GIVEN TASK: Exactly the lines from the start of the data below through the line that contains "W, H = 246, 550" are to be copied, with pictures left out.

GIVEN MATERIAL:
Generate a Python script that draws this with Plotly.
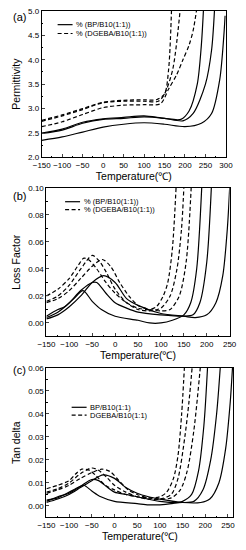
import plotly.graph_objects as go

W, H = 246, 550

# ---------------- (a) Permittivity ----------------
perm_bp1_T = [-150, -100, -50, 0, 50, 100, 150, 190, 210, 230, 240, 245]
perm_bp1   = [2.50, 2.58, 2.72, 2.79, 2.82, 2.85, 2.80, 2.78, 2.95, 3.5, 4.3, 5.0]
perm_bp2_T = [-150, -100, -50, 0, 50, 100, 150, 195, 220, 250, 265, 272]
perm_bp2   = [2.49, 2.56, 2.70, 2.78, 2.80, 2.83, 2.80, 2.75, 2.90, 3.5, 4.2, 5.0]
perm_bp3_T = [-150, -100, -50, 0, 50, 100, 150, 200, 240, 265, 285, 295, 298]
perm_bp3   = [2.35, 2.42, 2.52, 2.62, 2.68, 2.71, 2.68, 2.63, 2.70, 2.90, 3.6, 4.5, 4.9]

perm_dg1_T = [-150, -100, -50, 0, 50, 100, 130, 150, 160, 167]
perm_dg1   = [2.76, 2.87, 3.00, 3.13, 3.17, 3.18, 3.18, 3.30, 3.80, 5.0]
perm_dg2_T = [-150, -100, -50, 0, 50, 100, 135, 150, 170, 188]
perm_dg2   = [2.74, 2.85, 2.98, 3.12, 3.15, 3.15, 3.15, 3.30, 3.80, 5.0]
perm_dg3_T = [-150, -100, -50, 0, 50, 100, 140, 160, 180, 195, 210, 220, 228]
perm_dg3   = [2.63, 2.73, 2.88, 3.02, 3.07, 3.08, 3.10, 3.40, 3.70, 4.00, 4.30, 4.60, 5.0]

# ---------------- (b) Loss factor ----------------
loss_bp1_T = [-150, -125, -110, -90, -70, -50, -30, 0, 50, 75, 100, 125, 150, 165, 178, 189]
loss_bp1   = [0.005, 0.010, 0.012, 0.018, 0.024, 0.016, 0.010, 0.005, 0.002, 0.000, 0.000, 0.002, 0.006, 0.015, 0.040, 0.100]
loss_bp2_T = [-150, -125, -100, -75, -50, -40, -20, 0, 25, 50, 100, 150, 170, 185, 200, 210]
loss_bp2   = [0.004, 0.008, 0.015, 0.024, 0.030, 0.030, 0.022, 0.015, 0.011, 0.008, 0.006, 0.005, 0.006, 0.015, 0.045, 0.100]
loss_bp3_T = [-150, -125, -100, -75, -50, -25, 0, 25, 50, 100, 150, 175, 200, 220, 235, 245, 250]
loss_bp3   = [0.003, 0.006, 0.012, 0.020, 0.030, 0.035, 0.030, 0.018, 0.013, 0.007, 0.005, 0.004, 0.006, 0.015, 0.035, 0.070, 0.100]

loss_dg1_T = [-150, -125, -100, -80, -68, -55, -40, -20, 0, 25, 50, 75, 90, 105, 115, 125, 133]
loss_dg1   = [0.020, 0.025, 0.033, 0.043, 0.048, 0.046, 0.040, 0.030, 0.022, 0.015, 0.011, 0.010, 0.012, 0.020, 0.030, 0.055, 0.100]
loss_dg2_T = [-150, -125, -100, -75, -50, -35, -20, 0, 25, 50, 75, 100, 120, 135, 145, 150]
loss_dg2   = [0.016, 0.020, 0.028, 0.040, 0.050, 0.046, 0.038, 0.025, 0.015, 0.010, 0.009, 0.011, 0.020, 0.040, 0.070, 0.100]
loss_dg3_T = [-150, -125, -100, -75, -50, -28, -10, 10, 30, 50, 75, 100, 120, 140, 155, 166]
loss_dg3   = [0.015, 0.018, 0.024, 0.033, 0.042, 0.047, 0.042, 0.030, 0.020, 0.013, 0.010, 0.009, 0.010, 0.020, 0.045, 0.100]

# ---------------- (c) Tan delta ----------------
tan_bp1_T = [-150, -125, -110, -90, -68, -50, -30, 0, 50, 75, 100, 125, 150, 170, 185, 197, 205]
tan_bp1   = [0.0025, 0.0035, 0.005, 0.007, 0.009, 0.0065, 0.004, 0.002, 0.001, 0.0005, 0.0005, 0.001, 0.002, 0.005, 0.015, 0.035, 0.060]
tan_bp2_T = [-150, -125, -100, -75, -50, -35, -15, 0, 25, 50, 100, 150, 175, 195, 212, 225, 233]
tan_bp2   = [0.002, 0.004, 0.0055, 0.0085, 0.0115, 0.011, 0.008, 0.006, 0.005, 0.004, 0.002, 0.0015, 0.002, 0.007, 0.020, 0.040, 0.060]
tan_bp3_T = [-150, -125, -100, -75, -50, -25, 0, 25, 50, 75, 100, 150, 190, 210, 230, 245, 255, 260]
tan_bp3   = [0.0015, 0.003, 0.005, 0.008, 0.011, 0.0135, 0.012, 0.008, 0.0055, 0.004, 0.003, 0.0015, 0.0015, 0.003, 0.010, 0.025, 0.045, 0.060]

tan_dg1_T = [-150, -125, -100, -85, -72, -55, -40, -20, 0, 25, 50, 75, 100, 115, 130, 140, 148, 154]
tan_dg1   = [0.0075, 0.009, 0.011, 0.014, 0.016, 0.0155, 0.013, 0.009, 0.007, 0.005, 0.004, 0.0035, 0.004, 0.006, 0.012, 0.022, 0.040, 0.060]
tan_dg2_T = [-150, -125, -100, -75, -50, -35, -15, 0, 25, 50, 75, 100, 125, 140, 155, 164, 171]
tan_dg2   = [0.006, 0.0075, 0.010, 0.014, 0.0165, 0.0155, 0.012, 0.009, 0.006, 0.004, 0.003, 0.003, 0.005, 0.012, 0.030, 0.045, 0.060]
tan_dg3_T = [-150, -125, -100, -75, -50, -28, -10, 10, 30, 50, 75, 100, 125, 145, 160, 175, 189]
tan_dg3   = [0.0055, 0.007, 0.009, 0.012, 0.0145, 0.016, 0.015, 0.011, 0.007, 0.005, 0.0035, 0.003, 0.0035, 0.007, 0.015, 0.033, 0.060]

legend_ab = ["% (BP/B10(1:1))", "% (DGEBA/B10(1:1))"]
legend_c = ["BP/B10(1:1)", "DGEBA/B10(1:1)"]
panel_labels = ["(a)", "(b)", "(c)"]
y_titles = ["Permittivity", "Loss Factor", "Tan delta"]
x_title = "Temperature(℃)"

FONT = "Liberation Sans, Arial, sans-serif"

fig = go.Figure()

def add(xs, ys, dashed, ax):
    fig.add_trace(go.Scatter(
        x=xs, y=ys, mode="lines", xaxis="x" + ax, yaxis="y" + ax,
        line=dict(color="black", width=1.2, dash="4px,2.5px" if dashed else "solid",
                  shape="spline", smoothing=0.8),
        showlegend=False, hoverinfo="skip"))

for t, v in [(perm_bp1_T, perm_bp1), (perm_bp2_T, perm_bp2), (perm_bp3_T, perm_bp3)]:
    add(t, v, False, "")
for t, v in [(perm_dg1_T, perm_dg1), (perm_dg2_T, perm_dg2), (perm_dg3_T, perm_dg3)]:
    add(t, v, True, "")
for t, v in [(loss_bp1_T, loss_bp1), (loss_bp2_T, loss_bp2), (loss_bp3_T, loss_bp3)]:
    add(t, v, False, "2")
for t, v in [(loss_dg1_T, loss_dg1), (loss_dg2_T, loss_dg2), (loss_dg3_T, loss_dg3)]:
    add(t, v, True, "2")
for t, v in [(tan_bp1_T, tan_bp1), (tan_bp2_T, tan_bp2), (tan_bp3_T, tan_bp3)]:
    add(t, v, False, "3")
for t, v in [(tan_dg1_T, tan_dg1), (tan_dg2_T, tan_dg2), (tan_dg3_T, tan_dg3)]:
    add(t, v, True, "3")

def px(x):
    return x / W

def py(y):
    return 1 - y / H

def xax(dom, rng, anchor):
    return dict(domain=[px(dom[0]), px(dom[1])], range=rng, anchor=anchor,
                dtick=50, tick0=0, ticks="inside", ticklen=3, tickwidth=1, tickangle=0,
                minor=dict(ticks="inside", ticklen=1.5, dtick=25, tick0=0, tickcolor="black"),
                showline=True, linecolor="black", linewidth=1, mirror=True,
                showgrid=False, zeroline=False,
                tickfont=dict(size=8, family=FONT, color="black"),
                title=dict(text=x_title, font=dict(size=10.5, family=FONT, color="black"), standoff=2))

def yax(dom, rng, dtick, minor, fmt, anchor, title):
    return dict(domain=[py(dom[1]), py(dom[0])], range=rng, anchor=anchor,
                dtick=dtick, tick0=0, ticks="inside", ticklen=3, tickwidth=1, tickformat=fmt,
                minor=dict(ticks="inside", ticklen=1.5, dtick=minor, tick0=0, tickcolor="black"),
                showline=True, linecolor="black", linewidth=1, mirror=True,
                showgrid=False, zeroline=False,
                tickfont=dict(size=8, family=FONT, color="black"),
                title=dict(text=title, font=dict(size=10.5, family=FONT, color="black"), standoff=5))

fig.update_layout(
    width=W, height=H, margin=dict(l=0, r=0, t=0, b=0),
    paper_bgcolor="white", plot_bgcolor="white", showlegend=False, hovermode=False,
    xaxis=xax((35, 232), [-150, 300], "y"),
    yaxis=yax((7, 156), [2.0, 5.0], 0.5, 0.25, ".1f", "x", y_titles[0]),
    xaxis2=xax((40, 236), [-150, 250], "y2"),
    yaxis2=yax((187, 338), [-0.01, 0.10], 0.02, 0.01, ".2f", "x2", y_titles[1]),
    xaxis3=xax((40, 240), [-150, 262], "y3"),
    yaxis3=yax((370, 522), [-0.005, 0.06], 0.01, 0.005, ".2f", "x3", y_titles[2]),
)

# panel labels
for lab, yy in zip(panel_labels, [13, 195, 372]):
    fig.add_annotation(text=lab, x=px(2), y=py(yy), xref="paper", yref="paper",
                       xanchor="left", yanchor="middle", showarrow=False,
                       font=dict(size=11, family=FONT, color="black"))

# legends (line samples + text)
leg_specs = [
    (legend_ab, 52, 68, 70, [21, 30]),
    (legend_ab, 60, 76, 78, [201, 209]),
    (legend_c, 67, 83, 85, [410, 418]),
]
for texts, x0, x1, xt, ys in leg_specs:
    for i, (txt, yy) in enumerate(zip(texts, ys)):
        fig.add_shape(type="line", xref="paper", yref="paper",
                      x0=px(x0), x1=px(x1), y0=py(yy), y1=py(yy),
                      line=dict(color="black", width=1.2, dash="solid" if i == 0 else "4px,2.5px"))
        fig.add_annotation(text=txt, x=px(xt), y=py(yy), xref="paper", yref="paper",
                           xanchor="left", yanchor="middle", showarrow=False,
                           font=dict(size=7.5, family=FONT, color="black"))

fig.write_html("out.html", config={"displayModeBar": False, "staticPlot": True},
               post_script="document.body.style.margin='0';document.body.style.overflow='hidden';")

RESPONSE:
Generate a Python script that draws this with Plotly.
import plotly.graph_objects as go

W, H = 246, 550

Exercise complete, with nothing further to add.